Copy all lines below exactly as written. Leave pictures out.

SUPPLIED DATA
## BEGIN
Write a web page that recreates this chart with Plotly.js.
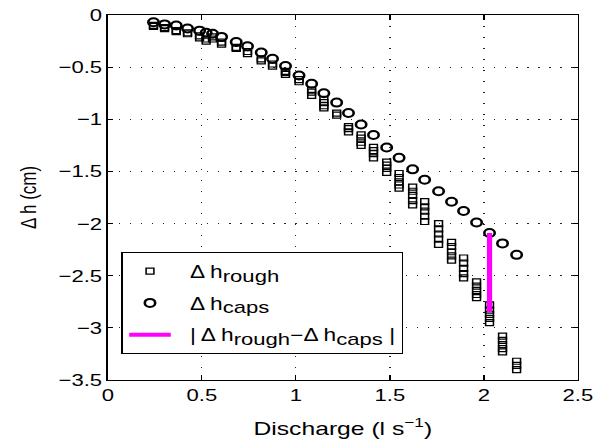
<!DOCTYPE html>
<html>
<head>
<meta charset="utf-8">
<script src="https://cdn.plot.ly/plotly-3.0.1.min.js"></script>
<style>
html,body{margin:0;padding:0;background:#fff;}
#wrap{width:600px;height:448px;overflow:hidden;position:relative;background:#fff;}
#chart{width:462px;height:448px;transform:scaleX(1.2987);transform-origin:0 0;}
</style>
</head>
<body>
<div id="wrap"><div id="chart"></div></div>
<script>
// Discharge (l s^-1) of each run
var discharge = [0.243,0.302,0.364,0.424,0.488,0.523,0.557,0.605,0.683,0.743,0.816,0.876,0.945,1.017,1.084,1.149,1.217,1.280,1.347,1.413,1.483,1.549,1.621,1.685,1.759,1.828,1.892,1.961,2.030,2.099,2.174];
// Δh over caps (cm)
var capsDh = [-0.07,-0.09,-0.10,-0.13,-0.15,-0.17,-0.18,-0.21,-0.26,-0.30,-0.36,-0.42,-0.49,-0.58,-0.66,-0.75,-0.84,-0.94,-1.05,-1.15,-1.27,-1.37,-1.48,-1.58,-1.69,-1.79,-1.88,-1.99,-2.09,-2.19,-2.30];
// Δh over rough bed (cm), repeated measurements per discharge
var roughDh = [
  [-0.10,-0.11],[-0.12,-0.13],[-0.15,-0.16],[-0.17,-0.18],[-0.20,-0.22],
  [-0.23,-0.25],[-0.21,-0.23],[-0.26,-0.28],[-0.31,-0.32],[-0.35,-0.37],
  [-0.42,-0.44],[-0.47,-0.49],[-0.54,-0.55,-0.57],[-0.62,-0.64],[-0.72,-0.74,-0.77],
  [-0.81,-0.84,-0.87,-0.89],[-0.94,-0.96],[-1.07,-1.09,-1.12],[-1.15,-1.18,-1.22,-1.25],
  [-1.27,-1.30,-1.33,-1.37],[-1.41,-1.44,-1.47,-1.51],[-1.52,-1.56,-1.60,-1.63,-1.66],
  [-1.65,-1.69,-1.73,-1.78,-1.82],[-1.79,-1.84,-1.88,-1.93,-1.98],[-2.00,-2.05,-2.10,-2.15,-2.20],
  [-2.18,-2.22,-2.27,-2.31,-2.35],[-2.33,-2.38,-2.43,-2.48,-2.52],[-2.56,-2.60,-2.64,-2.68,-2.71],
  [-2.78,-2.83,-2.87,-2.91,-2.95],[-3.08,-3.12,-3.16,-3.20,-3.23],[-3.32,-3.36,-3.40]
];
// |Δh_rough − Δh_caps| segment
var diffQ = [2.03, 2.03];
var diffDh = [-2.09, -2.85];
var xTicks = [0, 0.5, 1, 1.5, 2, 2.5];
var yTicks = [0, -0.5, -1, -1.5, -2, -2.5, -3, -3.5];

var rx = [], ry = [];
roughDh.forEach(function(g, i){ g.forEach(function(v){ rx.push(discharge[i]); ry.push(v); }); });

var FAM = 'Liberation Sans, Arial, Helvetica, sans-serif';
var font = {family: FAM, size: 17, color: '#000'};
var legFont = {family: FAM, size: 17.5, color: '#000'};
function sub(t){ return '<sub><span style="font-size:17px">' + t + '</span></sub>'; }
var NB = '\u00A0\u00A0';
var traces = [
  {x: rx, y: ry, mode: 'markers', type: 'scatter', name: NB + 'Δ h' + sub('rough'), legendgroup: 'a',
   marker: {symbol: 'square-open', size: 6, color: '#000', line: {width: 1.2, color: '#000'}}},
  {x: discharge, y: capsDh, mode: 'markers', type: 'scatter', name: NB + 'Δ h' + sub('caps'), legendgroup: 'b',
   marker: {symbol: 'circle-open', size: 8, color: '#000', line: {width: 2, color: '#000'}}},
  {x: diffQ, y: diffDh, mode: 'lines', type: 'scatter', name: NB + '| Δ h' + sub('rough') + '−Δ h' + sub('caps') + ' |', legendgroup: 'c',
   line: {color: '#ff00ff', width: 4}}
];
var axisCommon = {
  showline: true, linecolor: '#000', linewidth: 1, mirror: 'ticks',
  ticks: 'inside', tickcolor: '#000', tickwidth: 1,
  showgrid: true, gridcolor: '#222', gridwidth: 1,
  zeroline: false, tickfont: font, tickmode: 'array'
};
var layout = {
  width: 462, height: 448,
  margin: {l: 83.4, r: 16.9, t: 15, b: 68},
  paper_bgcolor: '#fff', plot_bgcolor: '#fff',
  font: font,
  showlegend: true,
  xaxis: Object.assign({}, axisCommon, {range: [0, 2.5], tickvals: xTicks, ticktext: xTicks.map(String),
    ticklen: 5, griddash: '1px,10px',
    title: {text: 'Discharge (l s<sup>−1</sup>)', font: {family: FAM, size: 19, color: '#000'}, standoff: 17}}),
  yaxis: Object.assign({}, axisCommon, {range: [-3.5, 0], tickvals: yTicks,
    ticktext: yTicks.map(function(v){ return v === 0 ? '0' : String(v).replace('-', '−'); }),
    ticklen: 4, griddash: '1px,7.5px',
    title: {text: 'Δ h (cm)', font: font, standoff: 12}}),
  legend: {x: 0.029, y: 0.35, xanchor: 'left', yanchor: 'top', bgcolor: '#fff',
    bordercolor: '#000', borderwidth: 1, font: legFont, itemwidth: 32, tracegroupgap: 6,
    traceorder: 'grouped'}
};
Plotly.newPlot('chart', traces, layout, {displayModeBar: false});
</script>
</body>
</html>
## END
RESPONSE
Write a web page that recreates this chart with Plotly.js.
<!DOCTYPE html>
<html>
<head>
<meta charset="utf-8">
<script src="https://cdn.plot.ly/plotly-3.0.1.min.js"></script>
<style>
html,body{margin:0;padding:0;background:#fff;}
#wrap{width:600px;height:448px;overflow:hidden;position:relative;background:#fff;}
#chart{width:462px;height:448px;transform:scaleX(1.2987);transform-origin:0 0;}
</style>
</head>
<body>
<div id="wrap"><div id="chart"></div></div>
<script>
// Discharge (l s^-1) of each run
var discharge = [0.243,0.302,0.364,0.424,0.488,0.523,0.557,0.605,0.683,0.743,0.816,0.876,0.945,1.017,1.084,1.149,1.217,1.280,1.347,1.413,1.483,1.549,1.621,1.685,1.759,1.828,1.892,1.961,2.030,2.099,2.174];
// Δh over caps (cm)
var capsDh = [-0.07,-0.09,-0.10,-0.13,-0.15,-0.17,-0.18,-0.21,-0.26,-0.30,-0.36,-0.42,-0.49,-0.58,-0.66,-0.75,-0.84,-0.94,-1.05,-1.15,-1.27,-1.37,-1.48,-1.58,-1.69,-1.79,-1.88,-1.99,-2.09,-2.19,-2.30];
// Δh over rough bed (cm), repeated measurements per discharge
var roughDh = [
  [-0.10,-0.11],[-0.12,-0.13],[-0.15,-0.16],[-0.17,-0.18],[-0.20,-0.22],
  [-0.23,-0.25],[-0.21,-0.23],[-0.26,-0.28],[-0.31,-0.32],[-0.35,-0.37],
  [-0.42,-0.44],[-0.47,-0.49],[-0.54,-0.55,-0.57],[-0.62,-0.64],[-0.72,-0.74,-0.77],
  [-0.81,-0.84,-0.87,-0.89],[-0.94,-0.96],[-1.07,-1.09,-1.12],[-1.15,-1.18,-1.22,-1.25],
  [-1.27,-1.30,-1.33,-1.37],[-1.41,-1.44,-1.47,-1.51],[-1.52,-1.56,-1.60,-1.63,-1.66],
  [-1.65,-1.69,-1.73,-1.78,-1.82],[-1.79,-1.84,-1.88,-1.93,-1.98],[-2.00,-2.05,-2.10,-2.15,-2.20],
  [-2.18,-2.22,-2.27,-2.31,-2.35],[-2.33,-2.38,-2.43,-2.48,-2.52],[-2.56,-2.60,-2.64,-2.68,-2.71],
  [-2.78,-2.83,-2.87,-2.91,-2.95],[-3.08,-3.12,-3.16,-3.20,-3.23],[-3.32,-3.36,-3.40]
];
// |Δh_rough − Δh_caps| segment
var diffQ = [2.03, 2.03];
var diffDh = [-2.09, -2.85];
var xTicks = [0, 0.5, 1, 1.5, 2, 2.5];
var yTicks = [0, -0.5, -1, -1.5, -2, -2.5, -3, -3.5];

var rx = [], ry = [];
roughDh.forEach(function(g, i){ g.forEach(function(v){ rx.push(discharge[i]); ry.push(v); }); });

var FAM = 'Liberation Sans, Arial, Helvetica, sans-serif';
var font = {family: FAM, size: 17, color: '#000'};
var legFont = {family: FAM, size: 17.5, color: '#000'};
function sub(t){ return '<sub><span style="font-size:17px">' + t + '</span></sub>'; }
var NB = '\u00A0\u00A0';
var traces = [
  {x: rx, y: ry, mode: 'markers', type: 'scatter', name: NB + 'Δ h' + sub('rough'), legendgroup: 'a',
   marker: {symbol: 'square-open', size: 6, color: '#000', line: {width: 1.2, color: '#000'}}},
  {x: discharge, y: capsDh, mode: 'markers', type: 'scatter', name: NB + 'Δ h' + sub('caps'), legendgroup: 'b',
   marker: {symbol: 'circle-open', size: 8, color: '#000', line: {width: 2, color: '#000'}}},
  {x: diffQ, y: diffDh, mode: 'lines', type: 'scatter', name: NB + '| Δ h' + sub('rough') + '−Δ h' + sub('caps') + ' |', legendgroup: 'c',
   line: {color: '#ff00ff', width: 4}}
];
var axisCommon = {
  showline: true, linecolor: '#000', linewidth: 1, mirror: 'ticks',
  ticks: 'inside', tickcolor: '#000', tickwidth: 1,
  showgrid: true, gridcolor: '#222', gridwidth: 1,
  zeroline: false, tickfont: font, tickmode: 'array'
};
var layout = {
  width: 462, height: 448,
  margin: {l: 83.4, r: 16.9, t: 15, b: 68},
  paper_bgcolor: '#fff', plot_bgcolor: '#fff',
  font: font,
  showlegend: true,
  xaxis: Object.assign({}, axisCommon, {range: [0, 2.5], tickvals: xTicks, ticktext: xTicks.map(String),
    ticklen: 5, griddash: '1px,10px',
    title: {text: 'Discharge (l s<sup>−1</sup>)', font: {family: FAM, size: 19, color: '#000'}, standoff: 17}}),
  yaxis: Object.assign({}, axisCommon, {range: [-3.5, 0], tickvals: yTicks,
    ticktext: yTicks.map(function(v){ return v === 0 ? '0' : String(v).replace('-', '−'); }),
    ticklen: 4, griddash: '1px,7.5px',
    title: {text: 'Δ h (cm)', font: font, standoff: 12}}),
  legend: {x: 0.029, y: 0.35, xanchor: 'left', yanchor: 'top', bgcolor: '#fff',
    bordercolor: '#000', borderwidth: 1, font: legFont, itemwidth: 32, tracegroupgap: 6,
    traceorder: 'grouped'}
};
Plotly.newPlot('chart', traces, layout, {displayModeBar: false});
</script>
</body>
</html>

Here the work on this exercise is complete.